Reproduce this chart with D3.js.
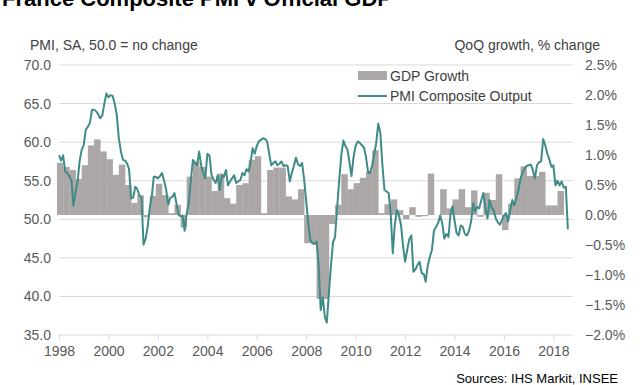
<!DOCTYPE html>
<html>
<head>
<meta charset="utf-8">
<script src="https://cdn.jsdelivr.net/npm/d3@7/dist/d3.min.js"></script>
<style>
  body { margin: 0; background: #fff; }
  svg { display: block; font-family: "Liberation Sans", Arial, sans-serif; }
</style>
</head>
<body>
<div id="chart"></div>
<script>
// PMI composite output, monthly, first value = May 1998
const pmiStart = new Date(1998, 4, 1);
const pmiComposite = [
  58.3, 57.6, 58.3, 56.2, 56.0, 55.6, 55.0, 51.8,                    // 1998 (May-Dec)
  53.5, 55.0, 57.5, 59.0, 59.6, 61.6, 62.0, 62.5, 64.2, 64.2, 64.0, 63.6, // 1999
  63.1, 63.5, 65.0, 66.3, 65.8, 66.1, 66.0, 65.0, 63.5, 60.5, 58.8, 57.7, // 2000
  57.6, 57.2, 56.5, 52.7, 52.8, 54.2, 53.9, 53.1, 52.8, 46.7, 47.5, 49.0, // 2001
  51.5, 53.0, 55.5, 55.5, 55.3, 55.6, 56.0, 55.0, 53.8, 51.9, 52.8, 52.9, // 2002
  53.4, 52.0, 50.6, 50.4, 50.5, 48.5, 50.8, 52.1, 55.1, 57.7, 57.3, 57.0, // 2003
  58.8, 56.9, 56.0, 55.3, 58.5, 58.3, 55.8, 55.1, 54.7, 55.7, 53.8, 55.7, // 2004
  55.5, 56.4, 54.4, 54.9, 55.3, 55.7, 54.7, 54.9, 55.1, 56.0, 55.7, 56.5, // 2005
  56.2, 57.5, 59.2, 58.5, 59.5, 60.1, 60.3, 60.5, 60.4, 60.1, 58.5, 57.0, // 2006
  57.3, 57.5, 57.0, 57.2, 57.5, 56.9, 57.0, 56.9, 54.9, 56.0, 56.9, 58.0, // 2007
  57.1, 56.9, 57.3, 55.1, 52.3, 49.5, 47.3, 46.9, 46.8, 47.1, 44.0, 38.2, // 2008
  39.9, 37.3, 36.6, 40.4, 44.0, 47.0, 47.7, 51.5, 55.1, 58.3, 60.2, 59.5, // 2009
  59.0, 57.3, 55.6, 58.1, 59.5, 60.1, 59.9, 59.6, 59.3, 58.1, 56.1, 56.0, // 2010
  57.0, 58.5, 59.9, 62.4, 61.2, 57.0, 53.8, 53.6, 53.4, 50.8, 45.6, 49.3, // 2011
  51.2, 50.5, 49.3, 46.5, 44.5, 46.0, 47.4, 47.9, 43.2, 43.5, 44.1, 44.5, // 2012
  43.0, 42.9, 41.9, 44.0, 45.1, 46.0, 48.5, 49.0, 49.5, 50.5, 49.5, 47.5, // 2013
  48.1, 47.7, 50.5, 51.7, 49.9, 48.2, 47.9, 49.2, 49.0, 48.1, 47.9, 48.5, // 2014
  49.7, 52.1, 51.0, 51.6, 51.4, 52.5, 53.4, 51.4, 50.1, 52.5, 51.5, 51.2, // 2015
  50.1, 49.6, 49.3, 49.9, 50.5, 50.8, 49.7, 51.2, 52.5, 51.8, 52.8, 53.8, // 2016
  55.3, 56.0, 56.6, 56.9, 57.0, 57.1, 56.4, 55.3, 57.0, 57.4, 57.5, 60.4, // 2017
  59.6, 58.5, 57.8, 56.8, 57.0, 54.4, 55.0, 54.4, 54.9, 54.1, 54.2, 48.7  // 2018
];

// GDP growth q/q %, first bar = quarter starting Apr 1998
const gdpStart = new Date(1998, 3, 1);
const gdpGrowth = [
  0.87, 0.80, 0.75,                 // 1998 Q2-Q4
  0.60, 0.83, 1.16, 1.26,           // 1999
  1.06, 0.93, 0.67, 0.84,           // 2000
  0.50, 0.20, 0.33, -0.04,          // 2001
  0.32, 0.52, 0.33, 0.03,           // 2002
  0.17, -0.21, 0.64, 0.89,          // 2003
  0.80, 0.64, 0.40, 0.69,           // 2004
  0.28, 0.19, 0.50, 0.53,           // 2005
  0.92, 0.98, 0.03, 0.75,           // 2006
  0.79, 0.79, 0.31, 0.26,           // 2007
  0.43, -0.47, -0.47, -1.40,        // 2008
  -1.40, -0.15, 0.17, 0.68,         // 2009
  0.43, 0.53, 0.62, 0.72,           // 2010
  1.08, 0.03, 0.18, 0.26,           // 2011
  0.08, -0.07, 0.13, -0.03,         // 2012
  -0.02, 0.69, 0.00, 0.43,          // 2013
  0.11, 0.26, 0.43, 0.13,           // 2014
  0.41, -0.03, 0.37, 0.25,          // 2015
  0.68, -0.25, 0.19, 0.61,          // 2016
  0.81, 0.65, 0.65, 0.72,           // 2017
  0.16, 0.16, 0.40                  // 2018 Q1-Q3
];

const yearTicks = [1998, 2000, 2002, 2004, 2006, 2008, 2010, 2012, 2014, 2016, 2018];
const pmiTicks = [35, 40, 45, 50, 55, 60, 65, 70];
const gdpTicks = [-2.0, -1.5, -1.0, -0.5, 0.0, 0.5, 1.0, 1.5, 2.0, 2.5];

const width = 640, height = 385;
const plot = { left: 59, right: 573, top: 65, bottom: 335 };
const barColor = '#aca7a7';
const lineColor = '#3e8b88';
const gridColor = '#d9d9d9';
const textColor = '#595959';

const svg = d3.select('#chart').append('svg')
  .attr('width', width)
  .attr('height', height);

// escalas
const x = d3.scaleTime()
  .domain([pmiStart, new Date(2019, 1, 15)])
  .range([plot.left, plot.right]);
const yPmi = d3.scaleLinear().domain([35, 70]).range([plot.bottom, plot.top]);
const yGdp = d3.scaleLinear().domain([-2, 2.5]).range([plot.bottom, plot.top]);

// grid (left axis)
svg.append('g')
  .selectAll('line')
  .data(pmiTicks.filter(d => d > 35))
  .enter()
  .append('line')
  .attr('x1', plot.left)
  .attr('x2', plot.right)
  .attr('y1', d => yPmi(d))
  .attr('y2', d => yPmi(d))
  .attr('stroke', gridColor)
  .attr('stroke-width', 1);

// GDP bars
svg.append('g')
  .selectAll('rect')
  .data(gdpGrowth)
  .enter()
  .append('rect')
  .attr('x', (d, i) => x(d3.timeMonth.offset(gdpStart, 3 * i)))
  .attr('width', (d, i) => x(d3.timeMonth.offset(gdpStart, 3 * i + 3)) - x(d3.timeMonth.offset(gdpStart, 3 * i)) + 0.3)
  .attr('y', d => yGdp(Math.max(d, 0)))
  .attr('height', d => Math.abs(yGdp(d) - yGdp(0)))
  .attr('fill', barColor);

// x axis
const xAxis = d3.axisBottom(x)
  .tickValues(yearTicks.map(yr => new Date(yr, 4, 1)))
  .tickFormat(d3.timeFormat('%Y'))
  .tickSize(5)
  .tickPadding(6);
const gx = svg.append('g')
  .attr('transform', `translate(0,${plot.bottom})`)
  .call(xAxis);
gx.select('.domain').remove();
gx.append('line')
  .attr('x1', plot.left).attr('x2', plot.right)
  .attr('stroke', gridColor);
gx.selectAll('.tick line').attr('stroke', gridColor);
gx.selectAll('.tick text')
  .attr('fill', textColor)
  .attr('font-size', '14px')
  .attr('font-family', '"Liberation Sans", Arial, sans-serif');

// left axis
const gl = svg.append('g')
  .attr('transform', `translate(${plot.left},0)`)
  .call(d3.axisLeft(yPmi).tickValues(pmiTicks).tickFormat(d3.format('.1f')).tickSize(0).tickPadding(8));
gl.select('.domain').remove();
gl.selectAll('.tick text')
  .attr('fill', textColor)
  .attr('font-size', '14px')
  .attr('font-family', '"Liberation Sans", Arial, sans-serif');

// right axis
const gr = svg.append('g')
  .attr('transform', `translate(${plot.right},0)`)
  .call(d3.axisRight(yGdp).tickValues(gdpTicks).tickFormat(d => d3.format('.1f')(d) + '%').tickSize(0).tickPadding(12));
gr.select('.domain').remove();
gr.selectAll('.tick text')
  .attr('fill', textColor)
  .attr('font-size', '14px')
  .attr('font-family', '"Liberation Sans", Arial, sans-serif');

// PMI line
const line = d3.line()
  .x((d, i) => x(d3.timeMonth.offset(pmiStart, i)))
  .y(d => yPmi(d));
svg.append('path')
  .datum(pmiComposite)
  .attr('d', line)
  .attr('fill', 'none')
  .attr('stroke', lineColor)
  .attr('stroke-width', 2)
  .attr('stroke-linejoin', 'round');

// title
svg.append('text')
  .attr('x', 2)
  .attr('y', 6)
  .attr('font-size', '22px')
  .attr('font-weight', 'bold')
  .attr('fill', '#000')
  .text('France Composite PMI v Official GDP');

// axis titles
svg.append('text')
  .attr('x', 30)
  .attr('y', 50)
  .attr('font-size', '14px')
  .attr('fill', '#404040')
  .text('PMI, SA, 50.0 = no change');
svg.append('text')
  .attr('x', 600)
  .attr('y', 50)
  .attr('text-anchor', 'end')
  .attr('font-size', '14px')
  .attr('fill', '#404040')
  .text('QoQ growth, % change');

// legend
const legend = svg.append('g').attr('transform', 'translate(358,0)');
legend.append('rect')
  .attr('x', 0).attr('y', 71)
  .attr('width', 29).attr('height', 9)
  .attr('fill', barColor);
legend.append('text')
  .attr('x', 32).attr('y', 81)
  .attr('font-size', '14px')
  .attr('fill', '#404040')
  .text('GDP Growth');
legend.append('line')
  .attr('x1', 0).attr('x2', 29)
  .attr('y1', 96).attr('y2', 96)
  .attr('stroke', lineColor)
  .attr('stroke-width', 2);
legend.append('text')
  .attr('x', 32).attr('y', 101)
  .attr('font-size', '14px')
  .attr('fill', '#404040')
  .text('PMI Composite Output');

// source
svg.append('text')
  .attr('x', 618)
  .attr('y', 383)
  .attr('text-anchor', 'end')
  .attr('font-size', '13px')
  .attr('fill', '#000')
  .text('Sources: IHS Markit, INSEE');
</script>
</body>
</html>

==*==

— What is being asked —
Search the data for "chart" and list every line in which it occurs.

— Response to the task —
Reproduce this chart with D3.js.
<div id="chart"></div>
const svg = d3.select('#chart').append('svg')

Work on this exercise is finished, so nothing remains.